Examples of the statistics available that help define the data model to the optimizer include:
The number of pages in a table and the number of pages that contain data
The number of rows in a table
Statistics about individual columns, such as the number of distinct values in a column
The degree to which rows have been moved from their original page to other pages (known as overflow records)

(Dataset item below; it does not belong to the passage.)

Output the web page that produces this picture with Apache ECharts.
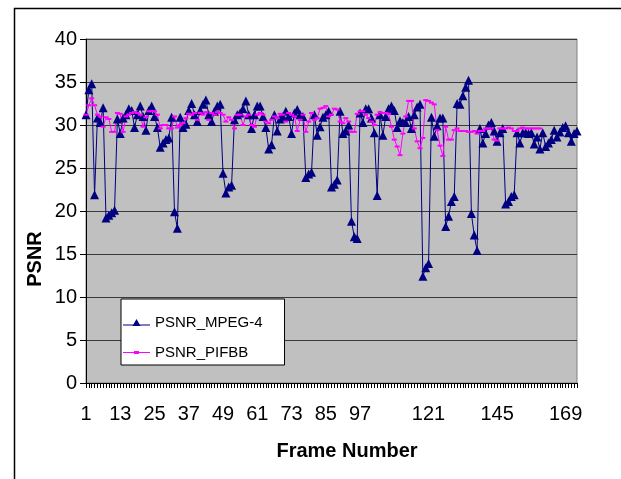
<!DOCTYPE html>
<html>
<head>
<meta charset="UTF-8">
<title>PSNR</title>
<script src="https://cdn.jsdelivr.net/npm/echarts@6/dist/echarts.min.js"></script>
<style>
  html,body{margin:0;padding:0;background:#fff;}
  #main{width:621px;height:479px;}
</style>
</head>
<body>
<div id="main"></div>
<script>
// PSNR per frame
var mpeg4 = [31.2,34.1,34.8,21.9,30.8,30.3,32.0,19.2,19.5,19.8,
  20.1,30.7,29.0,30.8,31.2,31.9,31.7,29.7,31.2,32.2,
  31.0,29.4,31.7,32.2,31.0,29.7,27.4,27.9,28.3,28.5,
  30.9,19.9,18.0,30.9,29.7,30.1,31.7,32.5,31.2,30.4,
  31.7,32.4,32.9,31.2,30.4,31.6,32.2,32.4,24.4,22.1,
  22.8,23.0,30.6,31.2,31.4,31.9,32.8,31.2,29.6,31.2,
  32.2,32.2,31.0,29.7,27.2,27.7,31.2,29.3,30.7,31.0,
  31.6,31.0,29.0,31.4,31.8,31.2,31.0,23.9,24.3,24.5,
  31.2,28.8,29.8,30.9,31.2,31.6,22.8,23.1,23.6,31.6,
  29.0,29.3,30.0,18.8,17.0,16.8,31.4,30.3,31.9,31.9,
  30.8,29.1,21.8,31.2,28.8,31.0,31.9,32.2,31.7,29.7,
  30.5,30.3,30.3,31.0,29.6,31.2,32.1,32.4,12.4,13.4,
  13.9,30.9,28.7,29.9,30.8,30.8,18.2,19.4,21.1,21.7,
  32.5,32.4,33.4,34.4,35.2,19.7,17.2,15.4,29.6,27.9,
  29.0,30.0,30.3,29.3,28.1,29.1,29.6,20.8,21.1,21.7,
  21.9,29.1,27.9,29.1,29.1,29.0,29.1,27.8,28.6,27.2,
  29.1,27.5,27.9,28.3,29.4,28.6,29.2,29.7,29.9,29.1,
  28.1,29.0,29.3];

var pifbb = [31.2,32.3,33.1,32.3,31.2,31.0,29.8,30.9,30.7,29.2,
  29.2,31.4,31.3,29.2,31.0,31.2,31.4,31.5,31.4,31.2,
  29.8,30.9,31.6,31.6,31.6,31.2,29.6,30.0,30.0,29.6,
  29.6,31.0,29.7,30.0,30.2,30.8,31.3,31.2,31.4,30.6,
  31.4,31.2,31.5,30.6,31.4,31.2,31.5,31.4,31.2,30.4,
  30.9,30.6,29.6,31.2,31.2,30.0,31.0,31.2,30.0,29.8,
  31.2,31.4,31.2,30.4,30.2,30.6,31.0,30.8,31.3,31.2,
  30.4,31.4,31.2,31.0,29.3,30.6,31.2,29.2,30.4,31.4,
  30.6,30.8,31.9,32.0,32.2,31.0,31.2,31.9,31.8,30.4,
  30.2,30.8,30.4,29.2,29.2,31.3,31.6,31.6,31.2,30.8,
  30.4,30.0,31.2,31.5,31.4,31.4,31.3,29.8,28.3,27.5,
  26.5,29.0,31.0,32.8,32.8,29.6,28.1,27.3,28.5,32.9,
  32.8,32.6,32.4,29.4,27.6,26.4,29.8,28.3,28.3,29.4,
  29.6,29.3,29.3,29.3,29.2,29.2,29.3,29.0,29.3,29.3,
  29.6,29.6,29.6,28.3,28.2,29.6,29.6,29.6,29.7,29.6,
  29.3,29.3,29.6,29.7,29.6,29.6,29.6,29.6,29.6,29.6];

var frames = [];
for (var i = 1; i <= mpeg4.length; i++) frames.push(String(i));
var hiddenLabels = [108, 132, 156]; // excel dropped these

var myChart = echarts.init(document.getElementById('main'));
var option = {
  animation: false,
  backgroundColor: '#fff',
  textStyle: {fontFamily: 'Liberation Sans, Arial, sans-serif'},
  grid: {
    left: 86, top: 39, right: 44, bottom: 96,
    show: true, backgroundColor: '#c0c0c0', borderColor: '#808080', borderWidth: 1
  },
  legend: {
    left: 121, top: 299,
    orient: 'vertical',
    backgroundColor: '#fff',
    borderColor: '#000',
    borderWidth: 1,
    padding: [16, 22, 5, 2],
    itemGap: 15,
    itemWidth: 27,
    itemHeight: 9,
    textStyle: {color: '#000', fontSize: 15, fontFamily: 'Liberation Sans, Arial, sans-serif'},
    data: [
      {name: 'PSNR_MPEG-4', icon: 'path://M0,5.5 L27,5.5 L27,6.5 L0,6.5 Z M13.5,0 L17.5,7 L9.5,7 Z'},
      {name: 'PSNR_PIFBB', icon: 'path://M0,1 L27,1 L27,2 L0,2 Z M11,0 L16,0 L16,3 L11,3 Z'}
    ]
  },
  xAxis: {
    type: 'category',
    data: frames,
    boundaryGap: false,
    axisLine: {lineStyle: {color: '#000', width: 1}},
    axisTick: {show: true, interval: 0, length: 5, lineStyle: {color: '#000'}},
    axisLabel: {
      color: '#000', fontSize: 20, margin: 21,
      interval: function (idx) { return idx % 12 === 0 && hiddenLabels.indexOf(idx) < 0; }
    },
    splitLine: {show: false}
  },
  yAxis: {
    type: 'value',
    min: 0, max: 40, interval: 5,
    axisLine: {show: true, lineStyle: {color: '#000', width: 1}},
    axisTick: {show: true, length: 6, lineStyle: {color: '#000'}},
    axisLabel: {color: '#000', fontSize: 20, margin: 9},
    splitLine: {show: true, lineStyle: {color: '#3a3a3a', width: 1}}
  },
  series: [{
    name: 'PSNR_MPEG-4',
    type: 'line',
    data: mpeg4,
    symbol: 'triangle',
    symbolSize: 9,
    showAllSymbol: true,
    lineStyle: {color: '#000080', width: 1},
    itemStyle: {color: '#000080'}
  }, {
    name: 'PSNR_PIFBB',
    type: 'line',
    data: pifbb,
    symbol: 'rect',
    symbolSize: [5, 2],
    showAllSymbol: true,
    lineStyle: {color: '#ff00ff', width: 1},
    itemStyle: {color: '#ff00ff'}
  }],
  graphic: [{
    type: 'rect',
    shape: {x: 14.5, y: 8.5, width: 700, height: 600},
    style: {fill: 'none', stroke: '#000', lineWidth: 1.5},
    silent: true
  }, {
    type: 'text',
    x: 347, y: 451,
    style: {text: 'Frame Number', fill: '#000', font: 'bold 20px Liberation Sans, Arial, sans-serif',
      textAlign: 'center', textVerticalAlign: 'middle'}
  }, {
    type: 'text',
    x: 35, y: 259,
    rotation: Math.PI / 2,
    style: {text: 'PSNR', fill: '#000', font: 'bold 20px Liberation Sans, Arial, sans-serif',
      textAlign: 'center', textVerticalAlign: 'middle'}
  }]
};
myChart.setOption(option);
</script>
</body>
</html>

The degree of clustering between the data and the index, i.e., the extent to which the physical sequence of rows in the table follows the indexes defined on the table
Statistics about the index, such as the number of index levels and the number of leaf pages in each index
The number of occurrences of frequently used column values
The distribution of column values across the range of values present in the column
Cost estimates for UDFs
An easy way to determine whether the RUNSTATS utility has been run is to query the system catalog tables. For example:
select stats_time, tbname, nleaf, nlevels, stats_time from syscat.indexes
If the RUNSTATS utility has not been run, the value of "-1" will be stored for the columns nleaf and nlevels in the SYSIBM.SYSINDEXES table. After runstats is run, there will be a value other than "-1" stored for the nleaf and nlevels columns, and the timestamp when the RUNSTATS command was run will be stored for the stats_time column. If the time of the last statistics update is not current, it may be a good idea to run the RUNSTATS command for the tables and indexes.